Nvidia just made building robots as accessible as ordering enterprise hardware. The company's Jetson AGX Thor developer kit went on sale Monday for $3,499, shipping next month to developers ready to prototype the next generation of AI-powered machines. But this isn't just another chip launch – it's Nvidia's calculated bet on what CEO Jensen Huang calls the company's "largest growth opportunity outside artificial intelligence."
The timing couldn't be more telling. Nvidia's combined automotive and robotics division just reported $567 million in quarterly sales, representing a staggering 72% year-over-year increase according to the company's latest earnings. That's real money flowing into what was once considered a niche market, and major players are taking notice.
"We do not build robots, we do not build cars, but we enable the whole industry with our infrastructure computers and the associated software," Nvidia's vice president of robotics and edge AI Deepu Talla told reporters Friday. It's a classic Nvidia play – sell the shovels during the gold rush, not the gold itself.

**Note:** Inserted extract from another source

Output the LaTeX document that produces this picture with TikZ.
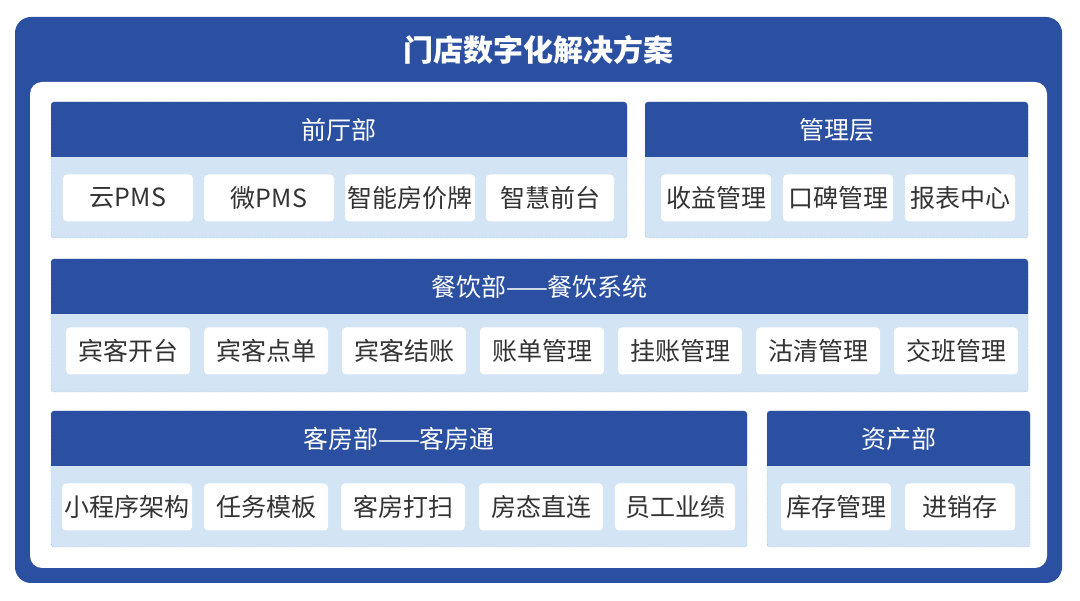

The Thor chips represent a massive technical leap, delivering 7.5 times the performance of Nvidia's previous generation robotics processors. Built on the company's latest Blackwell architecture, these "robot brains" pack 128GB of memory – enough to run large language models and computer vision systems directly on robots without cloud connectivity. That's crucial for humanoid robots that need to interpret and respond to their environment in real-time.
The customer roster reads like a who's who of next-generation automation. Amazon, Meta, Boston Dynamics, and Agility Robotics are already integrating Nvidia's Jetson chips into their robotic systems. Nvidia has also been investing directly in robotics startups like Field AI, creating a ecosystem play that extends beyond just selling hardware.